31 de marzo de 2014

Octavio Paz

Nació hace cien años. Podría, en el tiempo, haber sido mi abuelo. Pero fue más un mentor, un maestro involuntario y lejano. «Piedra de Sol» iluminó mi juventud y me descubrió que los límites de la poesía son los del universo, y que en un poema prodigioso pueden encontrar su sitio el amor y el erotismo, la lucha y los otros, la imaginación y la historia, el poeta y el mundo.

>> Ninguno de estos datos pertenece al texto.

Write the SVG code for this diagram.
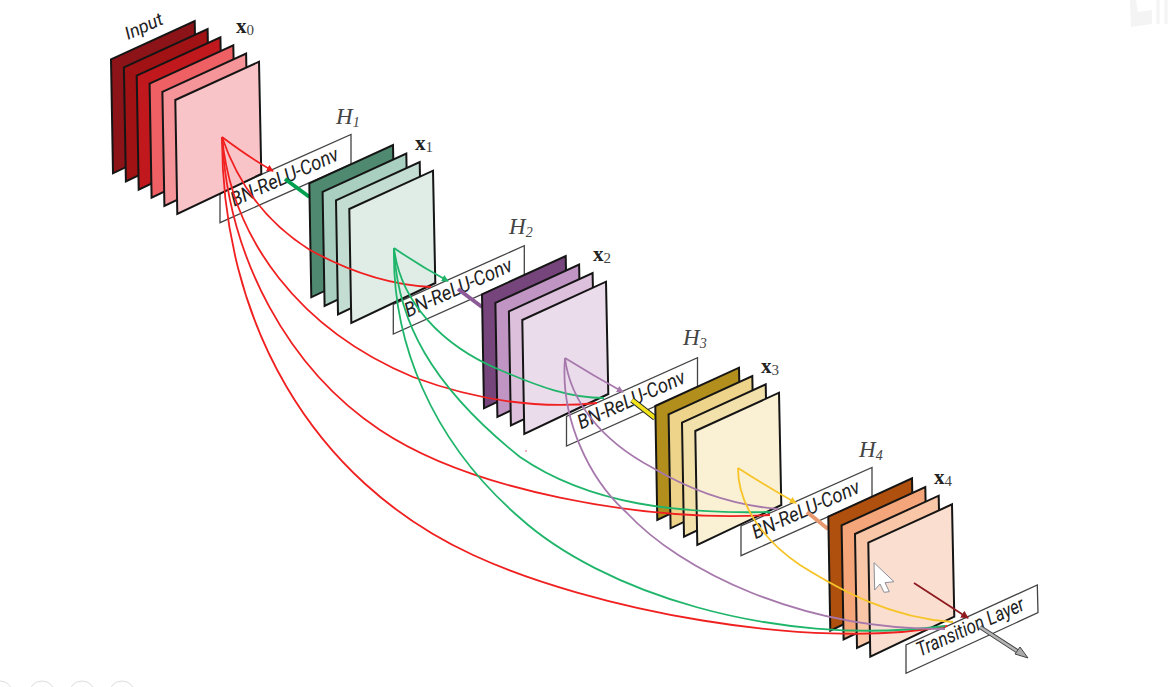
<svg xmlns="http://www.w3.org/2000/svg" width="1171" height="687" viewBox="0 0 1171 687">
<style>
.sheet{stroke:#151515;stroke-width:2;stroke-linejoin:miter}
.box{fill:#fff;stroke:#444;stroke-width:1.3}
.lbl{font-family:Roboto,"Liberation Sans",sans-serif;font-style:italic;fill:#222}
.bn{font-size:20px}
.h{font-family:"Liberation Serif",serif;font-style:italic;font-size:23px;fill:#444}
.hs{font-size:14px}
.x{font-family:"Liberation Serif",serif;font-weight:bold;font-size:21px;fill:#222}
.xs{font-weight:normal;font-size:15px;fill:#444}
.c{fill:none;stroke-width:1.8}
.r{stroke:#f02020}.g{stroke:#1fb56a}.p{stroke:#a678ac}.y{stroke:#f6c428}
.stub{stroke-width:4;fill:none}
.faint{fill:none;stroke:#dedede;stroke-width:1}
</style>
<defs>
<polygon id="sheet" class="sheet" points="0,0 83.7,-38.3 86,74 2,114"/>
<g id="bx"><polygon class="box" points="0,0 0,-29.7 131,-88.3 131,-58.6"/></g>
<marker id="mr" viewBox="0 0 8 8" refX="7" refY="4" markerWidth="7" markerHeight="7" markerUnits="userSpaceOnUse" orient="auto"><path d="M0,0L8,4L0,8Z" fill="#e81c1c"/></marker>
<marker id="mg" viewBox="0 0 8 8" refX="7" refY="4" markerWidth="7" markerHeight="7" markerUnits="userSpaceOnUse" orient="auto"><path d="M0,0L8,4L0,8Z" fill="#1fb56a"/></marker>
<marker id="mp" viewBox="0 0 8 8" refX="7" refY="4" markerWidth="7" markerHeight="7" markerUnits="userSpaceOnUse" orient="auto"><path d="M0,0L8,4L0,8Z" fill="#a678ac"/></marker>
<marker id="my" viewBox="0 0 8 8" refX="7" refY="4" markerWidth="7" markerHeight="7" markerUnits="userSpaceOnUse" orient="auto"><path d="M0,0L8,4L0,8Z" fill="#f6c428"/></marker>
<marker id="md" viewBox="0 0 8 8" refX="7" refY="4" markerWidth="8" markerHeight="8" markerUnits="userSpaceOnUse" orient="auto"><path d="M0,0L8,4L0,8Z" fill="#8e1a20"/></marker>
</defs>
<rect width="1171" height="687" fill="#fff"/>

<g id="box-h1"><use href="#bx" x="220" y="222.7"/><text class="lbl bn" textLength="116" lengthAdjust="spacingAndGlyphs" transform="translate(234.3,206.7) rotate(-24.1)">BN-ReLU-Conv</text></g>
<g id="box-h2"><use href="#bx" x="393.3" y="334"/><text class="lbl bn" textLength="116" lengthAdjust="spacingAndGlyphs" transform="translate(408,317.5) rotate(-24.1)">BN-ReLU-Conv</text></g>
<g id="box-h3"><use href="#bx" x="566.5" y="446"/><text class="lbl bn" textLength="116" lengthAdjust="spacingAndGlyphs" transform="translate(581,429.5) rotate(-24.1)">BN-ReLU-Conv</text></g>
<g id="box-h4"><use href="#bx" x="741" y="555.7"/><text class="lbl bn" textLength="116" lengthAdjust="spacingAndGlyphs" transform="translate(755.5,539.2) rotate(-24.1)">BN-ReLU-Conv</text></g>
<g id="box-transition"><polygon class="box" points="906,673.3 906,645 1037.3,585 1038,612.7"/><text class="lbl bn" textLength="116" lengthAdjust="spacingAndGlyphs" transform="translate(920,656.7) rotate(-24.1)">Transition Layer</text></g>

<g id="stubs">
<path class="stub" stroke="#00a050" d="M285,179L309.5,197"/>
<path class="stub" stroke="#8c5a96" d="M458,289L482,307"/>
<path d="M632,400L655,418" fill="none" stroke="#222" stroke-width="5.6"/>
<path d="M632,400L655,418" fill="none" stroke="#f2e41c" stroke-width="3.8"/>
<path class="stub" stroke="#e8986e" d="M807,512L828,529"/>
</g>

<g id="stack-x0">
<use href="#sheet" x="111" y="59.3" fill="#8c1418"/>
<use href="#sheet" x="123.9" y="67.4" fill="#a01214"/>
<use href="#sheet" x="136.7" y="75.6" fill="#c0181c"/>
<use href="#sheet" x="149.6" y="83.7" fill="#ee6064"/>
<use href="#sheet" x="162.4" y="91.9" fill="#f59499"/>
<use href="#sheet" x="175.3" y="100" fill="#f9c4c8"/>
</g>
<g id="stack-x1">
<use href="#sheet" x="309.3" y="183.3" fill="#4f8a70"/>
<use href="#sheet" x="322.6" y="191.9" fill="#a8cfbf"/>
<use href="#sheet" x="336" y="200.4" fill="#c3ddd2"/>
<use href="#sheet" x="349.3" y="209" fill="#e0ede7"/>
</g>
<g id="stack-x2">
<use href="#sheet" x="482" y="294.3" fill="#76457b"/>
<use href="#sheet" x="495.4" y="302.9" fill="#c195c3"/>
<use href="#sheet" x="508.9" y="311.4" fill="#dcc0dc"/>
<use href="#sheet" x="522.3" y="320" fill="#ebdcec"/>
</g>
<g id="stack-x3">
<use href="#sheet" x="655.3" y="406" fill="#b28e1c"/>
<use href="#sheet" x="668.6" y="414.3" fill="#eed48a"/>
<use href="#sheet" x="682" y="422.7" fill="#f3e1ac"/>
<use href="#sheet" x="695.3" y="431" fill="#faf0d4"/>
</g>
<g id="stack-x4">
<use href="#sheet" x="828.3" y="516.7" fill="#b0500f"/>
<use href="#sheet" x="841.6" y="525.4" fill="#f4a67a"/>
<use href="#sheet" x="855" y="534" fill="#f9c7a8"/>
<use href="#sheet" x="868.3" y="542.7" fill="#fadfd0"/>
</g>

<g id="labels">
<text class="lbl" font-size="18" textLength="40" lengthAdjust="spacingAndGlyphs" transform="translate(128,40) rotate(-24.1)">Input</text>
<text class="x" x="236" y="33">x<tspan class="xs" dy="2">0</tspan></text>
<text class="x" x="415" y="150">x<tspan class="xs" dy="2">1</tspan></text>
<text class="x" x="593" y="261">x<tspan class="xs" dy="2">2</tspan></text>
<text class="x" x="761" y="373">x<tspan class="xs" dy="2">3</tspan></text>
<text class="x" x="934" y="484">x<tspan class="xs" dy="2">4</tspan></text>
<text class="h" x="336" y="124">H<tspan class="hs" dy="3">1</tspan></text>
<text class="h" x="509" y="234">H<tspan class="hs" dy="3">2</tspan></text>
<text class="h" x="683" y="345">H<tspan class="hs" dy="3">3</tspan></text>
<text class="h" x="859" y="457">H<tspan class="hs" dy="3">4</tspan></text>
</g>

<g id="connectors">
<path class="c r" marker-end="url(#mr)" d="M222,137Q250,158 273,171"/>
<path class="c r" d="M222,137C240,190 270,225 310,250C350,272 390,285 431,287"/>
<path class="c r" d="M222,137C232,240 300,330 413,377C470,398 530,410 597,403"/>
<path class="c r" d="M222,137C228,260 290,370 380,430C470,490 640,522 770,515"/>
<path class="c r" d="M222,137C222,320 310,480 473,555C590,609 810,652 947,626"/>
<path class="c g" marker-end="url(#mg)" d="M394,248Q420,266 448,281"/>
<path class="c g" d="M394,248C400,300 440,345 500,370C540,387 570,398 604,398"/>
<path class="c g" d="M394,248C397,320 430,385 520,457C590,505 680,514 770,512"/>
<path class="c g" d="M394,248C392,340 430,440 520,518C600,590 770,648 945,626"/>
<path class="c p" marker-end="url(#mp)" d="M565,358Q594,376 623,392"/>
<path class="c p" d="M565,358C570,400 600,440 653,468C690,490 730,505 778,509"/>
<path class="c p" d="M565,358C560,420 590,480 627,513C680,570 800,630 945,629"/>
<path class="c y" marker-end="url(#my)" d="M738,468Q766,486 796,503"/>
<path class="c y" d="M738,468C738,510 770,545 800,565C840,590 890,618 953,622"/>
<path d="M914,583L968,618" fill="none" stroke="#8e1a20" stroke-width="1.8" marker-end="url(#md)"/>
<path d="M980,627L1020,653" fill="none" stroke="#444" stroke-width="4.4"/>
<path d="M980,627L1020,653" fill="none" stroke="#b5b5b5" stroke-width="2.6"/>
<path d="M1028,658L1015,654L1020,647Z" fill="#aaa" stroke="#444" stroke-width="1"/>
</g>

<polygon id="cursor" points="874,562.7 894,581.7 885,582.7 889.3,591.7 884,592.3 880,584 874.7,590" fill="#fff" stroke="#8a8f98" stroke-width="1"/>
<circle cx="526" cy="451" r="0.8" fill="#e04060"/>
<g id="page-marks">
<circle class="faint" cx="0" cy="694" r="13"/><circle class="faint" cx="42" cy="694" r="13"/><circle class="faint" cx="82" cy="694" r="13"/><circle class="faint" cx="122" cy="694" r="13"/>
<path d="M1130,0L1131,27L1152,24L1152,10L1138,12L1136,0Z" fill="#f4f4f4"/>
<path d="M1158,0V24M1166,0V24" fill="none" stroke="#f4f4f4" stroke-width="3"/>
</g>
</svg>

Sus ensayos articularon mi emoción y sentimiento. De El arco y la lira aprendí lo que sé sobre la belleza y la poesía y la poética. Fueron el golpe de gracia bajo el que sucumbí al hechizo de las palabras. De sus ensayos históricos y políticos aprendí que la libertad y la justicia se necesitan una a la otra, y que a ambas hay que defenderlas todos los días. Comprendí que la reflexión y la crítica son los mejores antídotos contra los abusos del poder.

Paz ha sido en mi vida un punto de referencia, una presencia fija y luminosa como una estrella. De pronto vuelvo a un verso suyo, a una página, a una idea. Casi sin proponérmelo, no dejo de leerlo, lo cito con frecuencia, vuelvo a sus libros como a una fiesta recurrente de la palabra desnuda, la revelación y la inteligencia. Su literatura dice y llama; ilumina y convoca. Su pensamiento, deslumbrante y lúcido, me excita, me estimula, me acompaña. Si leo a Paz, de pronto entiendo, comprendo. Sí, su obra es de luz y una fuente inagotable de sabiduría.

Dice en El mono gramático que «La fijeza es siempre momentánea»: sí, sus palabras están fijas y mutan y cambian a cada momento, en eso que llamamos presente. Su literatura es luz y letras vivas. «El presente es perpetuo», es el primer verso de «Viento entero»: sí, la literatura de Paz es un momento perpetuo, es la fijeza renovada de la verdad y la belleza en el presente. Su palabra se erige y se ahonda de sentido y claridad en el siglo, precisa y eléctrica se engrandece con el tiempo.